La Fabrique philanthropique en action
Créativité et audace, c’est bien ce qui caractérise l’action des fondations. Plusieurs représentants de fondations abritées sont venus témoigner pour incarner les dynamiques d’action encouragées par la Fabrique philanthropique. Parmi eux, Max Thillaye du Boullaye, délégué général de la Fondation Anyama , a partagé le choix de sa fondation, engagée pour la protection de l’environnement, d’initier aux côtés de la Fondation de France la Coalition des fonds et fondations pour les forêts françaises. La coalition, qui rassemble aujourd’hui 24 acteurs philanthropiques, vise à transformer en profondeur la gestion des forêts en France. « Face à des enjeux colossaux qui nous dépassent, explique Max Thillaye du Boullaye, travailler ensemble et adopter une approche pragmatique était essentiel. Nous avons consulté les associations spécialistes des enjeux forestiers et c’est avec elles que nous avons construit notre stratégie d’action. »
Emmanuelle Dumas, de la Fondation Mustela, a quant à elle expliqué pourquoi cette fondation abritée a décidé de rejoindre le comité Petite enfance du collectif d'action Nouvelles générations de la Fondation de France : « un modèle plus opérationnel et doté d’une plus grande force de frappe. »
Frédérique Le Monnier, de la Fondation GRDF, a insisté sur l’importance « de ne pas être en surplomb des acteurs associatifs mais à leur côté et sur la durée ».
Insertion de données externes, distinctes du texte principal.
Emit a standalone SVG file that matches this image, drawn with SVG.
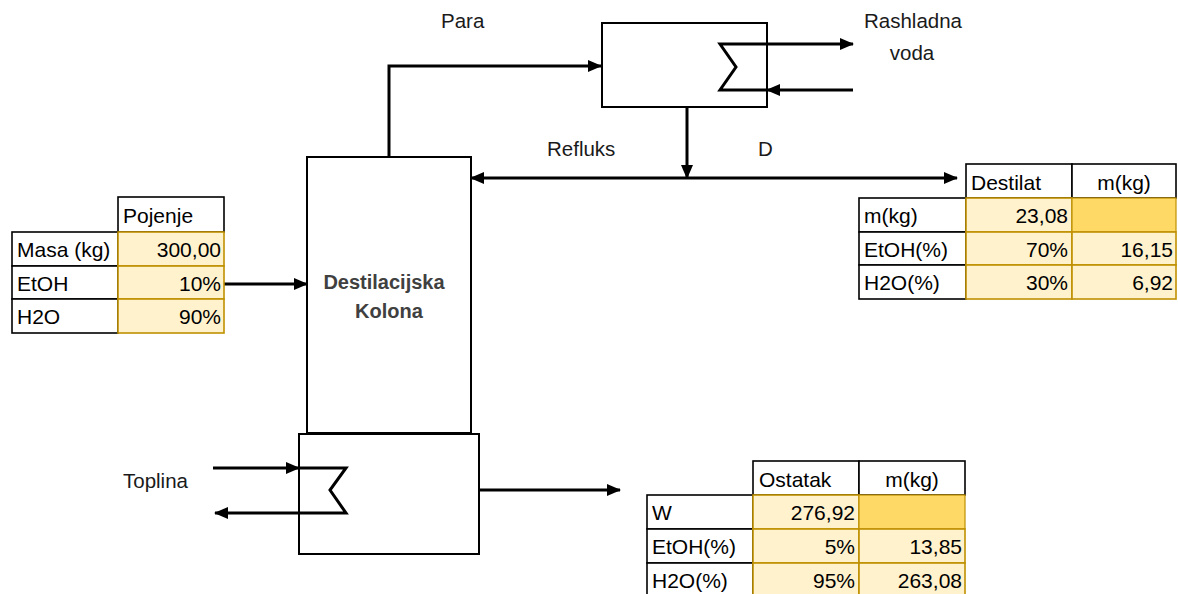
<svg xmlns="http://www.w3.org/2000/svg" width="1178" height="594" viewBox="0 0 1178 594">
<style>
  text { font-family: "Liberation Sans", Arial, sans-serif; font-size: 21px; fill: #000; }
  .lbl { font-size: 20.5px; fill: #1a1a1a; }
  .title { font-weight: bold; font-size: 20px; fill: #404040; }
  .box { fill: #fff; stroke: #000; stroke-width: 2; }
  .conn { fill: none; stroke: #000; stroke-width: 3; }
  .hdr { fill: #fff; stroke: #000; stroke-width: 1.6; }
  .key { fill: #fff; stroke: #000; stroke-width: 1.6; }
  .val { fill: #FFF2CC; stroke: #BF9000; stroke-width: 1.6; }
  .hi { fill: #FFD966; stroke: #BF9000; stroke-width: 1.2; }
  .r { text-anchor: end; }
  .c { text-anchor: middle; }
</style>
<defs>
  <marker id="ah" markerUnits="userSpaceOnUse" markerWidth="14" markerHeight="12" refX="13" refY="6" orient="auto-start-reverse" viewBox="0 0 14 12">
    <path d="M0,0 L14,6 L0,12 z" fill="#000"/>
  </marker>
</defs>
<rect width="1178" height="594" fill="#fff"/>

<g id="connectors">
  <!-- Para: column top to condenser -->
  <polyline class="conn" points="389,157 389,66 601,66" marker-end="url(#ah)"/>
  <!-- condenser outlet down -->
  <line class="conn" x1="687" y1="107" x2="687" y2="178" marker-end="url(#ah)"/>
  <!-- reflux / distillate line -->
  <line class="conn" x1="471" y1="178" x2="957" y2="178" marker-start="url(#ah)" marker-end="url(#ah)"/>
  <!-- feed -->
  <line class="conn" x1="224" y1="284" x2="307" y2="284" marker-end="url(#ah)"/>
  <!-- bottoms -->
  <line class="conn" x1="479" y1="490" x2="620" y2="490" marker-end="url(#ah)"/>
  <!-- condenser coil -->
  <polyline class="conn" points="767,90 720,90 736,67 720,44 853,44" marker-end="url(#ah)"/>
  <line class="conn" x1="853" y1="90" x2="767" y2="90" marker-end="url(#ah)"/>
  <!-- reboiler coil -->
  <line class="conn" x1="213" y1="468" x2="299" y2="468" marker-end="url(#ah)"/>
  <polyline class="conn" points="299,468 346,468 330,490 346,513 215,513" marker-end="url(#ah)"/>
</g>

<g id="column">
  <rect class="box" x="307" y="157" width="164" height="276"/>
  <text class="title c" x="384" y="289">Destilacijska</text>
  <text class="title c" x="389" y="318">Kolona</text>
</g>

<g id="reboiler">
  <rect class="box" x="299" y="434" width="180" height="120" fill="none" style="fill:none"/>
</g>

<g id="condenser">
  <rect class="box" x="602" y="23" width="165" height="84" style="fill:none"/>
</g>

<g id="labels">
  <text class="lbl" x="441" y="28">Para</text>
  <text class="lbl c" x="913" y="28">Rashladna</text>
  <text class="lbl c" x="912" y="60">voda</text>
  <text class="lbl" x="547" y="156">Refluks</text>
  <text class="lbl" x="758" y="156">D</text>
  <text class="lbl" x="123" y="488">Toplina</text>
</g>

<g id="feed-table">
  <rect class="hdr" x="118" y="197" width="106" height="35"/>
  <text x="123" y="223">Pojenje</text>
  <rect class="key" x="12" y="232" width="106" height="34"/>
  <rect class="key" x="12" y="266" width="106" height="33"/>
  <rect class="key" x="12" y="299" width="106" height="34"/>
  <rect class="val" x="118" y="232" width="106" height="34"/>
  <rect class="val" x="118" y="266" width="106" height="33"/>
  <rect class="val" x="118" y="299" width="106" height="34"/>
  <text x="17" y="257">Masa (kg)</text>
  <text x="17" y="291">EtOH</text>
  <text x="17" y="324">H2O</text>
  <text class="r" x="221" y="257">300,00</text>
  <text class="r" x="221" y="291">10%</text>
  <text class="r" x="221" y="324">90%</text>
</g>

<g id="distillate-table">
  <rect class="hdr" x="966" y="164" width="106" height="34"/>
  <rect class="hdr" x="1072" y="164" width="104" height="34"/>
  <text x="971" y="190">Destilat</text>
  <text class="c" x="1124" y="190">m(kg)</text>
  <rect class="key" x="859" y="198" width="107" height="34"/>
  <rect class="key" x="859" y="232" width="107" height="33"/>
  <rect class="key" x="859" y="265" width="107" height="34"/>
  <rect class="val" x="966" y="198" width="106" height="34"/>
  <rect class="val" x="966" y="232" width="106" height="33"/>
  <rect class="val" x="966" y="265" width="106" height="34"/>
  <rect class="hi" x="1072" y="198" width="104" height="34"/>
  <rect class="val" x="1072" y="232" width="104" height="33"/>
  <rect class="val" x="1072" y="265" width="104" height="34"/>
  <text x="864" y="223">m(kg)</text>
  <text x="864" y="257">EtOH(%)</text>
  <text x="864" y="290">H2O(%)</text>
  <text class="r" x="1068" y="223">23,08</text>
  <text class="r" x="1068" y="257">70%</text>
  <text class="r" x="1068" y="290">30%</text>
  <text class="r" x="1173" y="257">16,15</text>
  <text class="r" x="1173" y="290">6,92</text>
</g>

<g id="residue-table">
  <rect class="hdr" x="753" y="461" width="106" height="34"/>
  <rect class="hdr" x="859" y="461" width="106" height="34"/>
  <text x="759" y="487">Ostatak</text>
  <text class="c" x="912" y="487">m(kg)</text>
  <rect class="key" x="647" y="495" width="106" height="34"/>
  <rect class="key" x="647" y="529" width="106" height="34"/>
  <rect class="key" x="647" y="563" width="106" height="34"/>
  <rect class="val" x="753" y="495" width="106" height="34"/>
  <rect class="val" x="753" y="529" width="106" height="34"/>
  <rect class="val" x="753" y="563" width="106" height="34"/>
  <rect class="hi" x="859" y="495" width="106" height="34"/>
  <rect class="val" x="859" y="529" width="106" height="34"/>
  <rect class="val" x="859" y="563" width="106" height="34"/>
  <text x="652" y="520">W</text>
  <text x="652" y="554">EtOH(%)</text>
  <text x="652" y="588">H2O(%)</text>
  <text class="r" x="855" y="520">276,92</text>
  <text class="r" x="855" y="554">5%</text>
  <text class="r" x="855" y="588">95%</text>
  <text class="r" x="962" y="554">13,85</text>
  <text class="r" x="962" y="588">263,08</text>
</g>
</svg>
L’après-midi s’est poursuivie autour d’ateliers de réflexion collective, réunissant fondateurs, chercheurs, experts du secteur publique ou privé. Chacun des groupes de travail avait pour thème un enjeu de société actuel : la place des aidants dans notre système de santé, la jeunesse des territoires ruraux, l’art et la culture comme remparts à la polarisation du monde, et le vivant comme modèle inspirant pour trouver des réponses aux crises. Ces échanges se sont conclus par une restitution à plusieurs voix, démontrant une fois de plus toute la pertinence de la dynamique collective.